When you think you have hit bottom and the bottom gives way...
you don't know how you will make it...
Jesus will meet you there.

 At that point I took my YouVersion app and pulled up verses on trust and some of the ones I found were these:

The Lord will fight for you, and you have only to be silent.
Exodus 14:14

Not one word of all the good promises that the Lord had made 
to the house of Israel had failed; all came to pass.
Joshua 21:45

Trust in the Lord with all your heart and lean not on your own understanding. 
In all your ways acknowledge him and he will direct your path.
Proverbs 3:5-6

I am the Alpha and the Omega, says the Lord God, who is and 
who was and who is to come, the Almighty.
Revelation 1:8

I listened to a song that said this:

Your name is a strong and mighty tower
Your name is a shelter like no other.

Finally I needed to walk in the house and get something and read this hanging on my wall:

Let us be silent so we may hear the whisper of God.

When I went back out I sat down with my journal and began reading all my notations from 2013 through now.  It was amazing seeing the hand of the Lord on our lives.  I needed to be reminded of specific times where he has comforted me, cared for my family, or provided for us in unexpected ways.  I found myself laughing and smiling, singing and praising.  During this 5 1/2 hour period of time I had one of my best friends call because she knew I was struggling because I had texted her.  We talked laughed and I was encouraged.  Also, during this time my oldest sister Karyl called and again we talked and I was able to share my heart and burdens.  But the moment my heart soared was the moment Craig's cruiser pulled up because his shift was over.  We talked, he listened, he did not try to fix my problems or worries...he just listened.  Then we figured out a game plan and after dinner and running a necessary errand, he let me put on my jammies and crawl into bed for the night.  I was off duty and he had the rest of the shift with the girls, so to speak.

Looking back over that day I can see why I needed that.  The Lord knew that our family right now is living in a period of stress and change.  These are good changes but change is never easy and can be very emotional at times.  The Lord made me a very emotional person and an oral processor to I am one who needs to talk things out and let my emotions flow.  I had not realized how much I needed to just release yesterday and I don't question the Lord pushed me to a point that would force me to sit and allow Him to minister...no one else...Him.

I woke up this morning full of peace knowing that it is all good.  Were major problems fixed...no, but I was able to truly take the time and give it all to the Lord.  Are you that way?  Do you carry burdens and worries you don't need to carry?  Are you like me and when a problem arises you feel like it is your responsibility to find an answer?  Do you strive to always put on a good and pretty face so people don't see the struggle and emotion you are feeling?  

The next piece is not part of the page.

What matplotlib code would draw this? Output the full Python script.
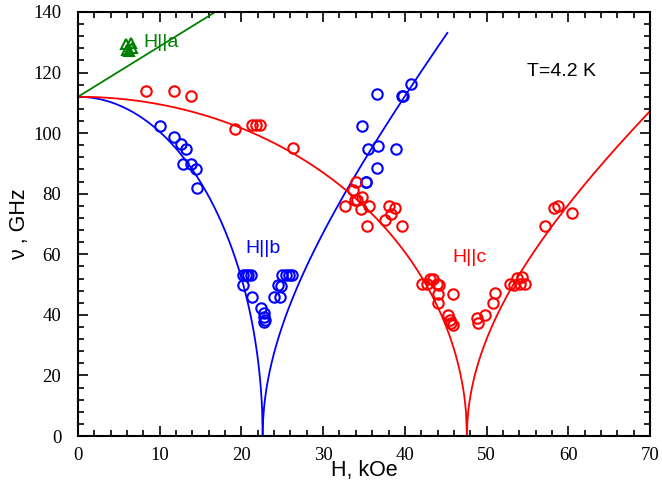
import numpy as np
import matplotlib
matplotlib.use("Agg")
import matplotlib.pyplot as plt
from matplotlib.ticker import MultipleLocator

# ---- experimental points ----
a_H = [5.9, 6.5, 6.0, 6.3, 6.6]
a_nu = [129.5, 129.8, 127.5, 127.0, 128.2]

b_H = [10.0, 11.7, 12.6, 13.2, 12.9, 13.8, 14.4, 14.6,
       20.2, 20.5, 20.8, 21.2, 20.2, 21.25, 22.4, 22.8, 22.8, 22.8, 22.9,
       25.0, 25.4, 25.8, 26.15, 24.5, 24.9, 24.0, 24.7,
       40.75, 39.6, 39.8, 36.55, 34.7, 35.5, 36.75, 38.9, 36.6, 35.2, 35.3]
b_nu = [102.5, 98.8, 96.5, 94.6, 89.8, 89.9, 88.2, 81.8,
        53.0, 53.0, 53.0, 53.0, 50.0, 46.0, 42.2, 40.5, 39.2, 37.7, 38.4,
        53.0, 53.0, 53.0, 53.0, 50.0, 49.5, 46.0, 46.0,
        116.3, 112.3, 112.3, 112.9, 102.5, 94.8, 95.8, 94.8, 88.6, 84.0, 84.0]

c_H = [8.3, 11.7, 13.8, 19.2, 21.25, 21.8, 22.3, 26.3,
       34.0, 33.7, 34.8, 33.9, 34.2, 32.7, 34.6, 35.65, 38.0, 38.8, 38.3, 37.6, 35.4, 39.6,
       42.06, 42.7, 43.1, 43.5, 43.9, 44.2, 44.1, 44.1, 45.9, 45.3, 45.5, 45.7, 45.9,
       48.8, 49.0, 49.8, 51.0, 50.8, 52.9, 53.3, 53.7, 54.3, 54.1, 54.7,
       57.2, 58.2, 58.7, 60.5]
c_nu = [114.0, 114.0, 112.3, 101.5, 102.8, 102.8, 102.8, 95.2,
        84.0, 81.3, 79.0, 78.0, 77.8, 76.0, 75.0, 76.0, 76.0, 75.2, 73.3, 71.2, 69.2, 69.2,
        50.2, 50.2, 52.0, 52.0, 50.2, 50.0, 47.0, 43.8, 47.0, 40.0, 38.2, 37.2, 36.8,
        38.8, 37.2, 40.0, 47.3, 43.8, 50.3, 50.0, 52.3, 52.5, 50.3, 50.3,
        69.3, 75.2, 76.0, 73.5]

# ---- model curve parameters ----
nu0 = 112.0
Hc_b, k_b, Hmax_b = 22.6, 3.4, 45.2
Hc_c, k_c, Hmax_c = 47.6, 2.09, 70.0
slope_a, Hmax_a = 1.667, 16.8

xticks = [0, 10, 20, 30, 40, 50, 60, 70]
yticks = [0, 20, 40, 60, 80, 100, 120, 140]

fig = plt.figure(figsize=(6.62, 4.98), dpi=100)
ax = fig.add_axes([78/662, 62/498, 572/662, 424/498])

blue = '#0000ff'
red = '#ff0000'
green = '#008000'

# model curves
h1 = np.linspace(0, Hc_b, 400)
ax.plot(h1, nu0*np.sqrt(np.clip(1-(h1/Hc_b)**2, 0, None)), color=blue, lw=1.3)
h2 = np.linspace(Hc_b, Hmax_b, 400)
ax.plot(h2, k_b*np.sqrt(np.clip(h2**2-Hc_b**2, 0, None)), color=blue, lw=1.3)
h3 = np.linspace(0, Hc_c, 400)
ax.plot(h3, nu0*np.sqrt(np.clip(1-(h3/Hc_c)**2, 0, None)), color=red, lw=1.3)
h4 = np.linspace(Hc_c, Hmax_c, 400)
ax.plot(h4, k_c*np.sqrt(np.clip(h4**2-Hc_c**2, 0, None)), color=red, lw=1.3)
h5 = np.array([0, Hmax_a])
ax.plot(h5, nu0 + slope_a*h5, color=green, lw=1.3)

ms = 7.5
ax.plot(b_H, b_nu, 'o', mfc='none', mec=blue, mew=1.5, ms=ms, ls='none')
ax.plot(c_H, c_nu, 'o', mfc='none', mec=red, mew=1.5, ms=ms, ls='none')
ax.plot(a_H, a_nu, '^', mfc='none', mec=green, mew=1.5, ms=ms, ls='none')

tf = 'Liberation Sans'
ax.text(8.0, 130, 'H||a', color=green, fontsize=14, family=tf, va='center')
ax.text(20.5, 62, 'H||b', color=blue, fontsize=14, family=tf, va='center')
ax.text(45.8, 59, 'H||c', color=red, fontsize=14, family=tf, va='center')
ax.text(55.0, 120.5, 'T=4.2 K', color='black', fontsize=14, family=tf, va='center')

ax.set_xlim(0, 70)
ax.set_ylim(0, 140)
ax.set_xticks(xticks)
ax.set_yticks(yticks)
ax.xaxis.set_minor_locator(MultipleLocator(2))
ax.yaxis.set_minor_locator(MultipleLocator(4))
ax.tick_params(which='both', direction='in', top=True, right=True, width=1.2)
ax.tick_params(which='major', length=7)
ax.tick_params(axis='x', which='major', pad=8)
ax.tick_params(axis='y', which='major', pad=12)
ax.tick_params(which='minor', length=4)
for lab in ax.get_xticklabels() + ax.get_yticklabels():
    lab.set_fontfamily('Liberation Serif')
    lab.set_fontsize(13.5)
for sp in ax.spines.values():
    sp.set_linewidth(1.5)

ax.set_xlabel('H, kOe', fontsize=15.5, family=tf, labelpad=-3)
ax.set_ylabel('\u03bd , GHz', fontsize=15.5, family=tf, labelpad=2)

fig.savefig('out.png', dpi=100)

There are times where we all need to take time out of our day, out of life and just stop.  We need to sit in the quiet and let the Lord speak.  We need to pour our our hearts to him.  We need to give him all or tears for he counts every one.  When we are at a point where we just are falling to pieces the Lord wants to be the one to pick them up and then it will allow the Lord to remind us that he love us so much,  he will not fail us, he will not let us fall but will catch us every time.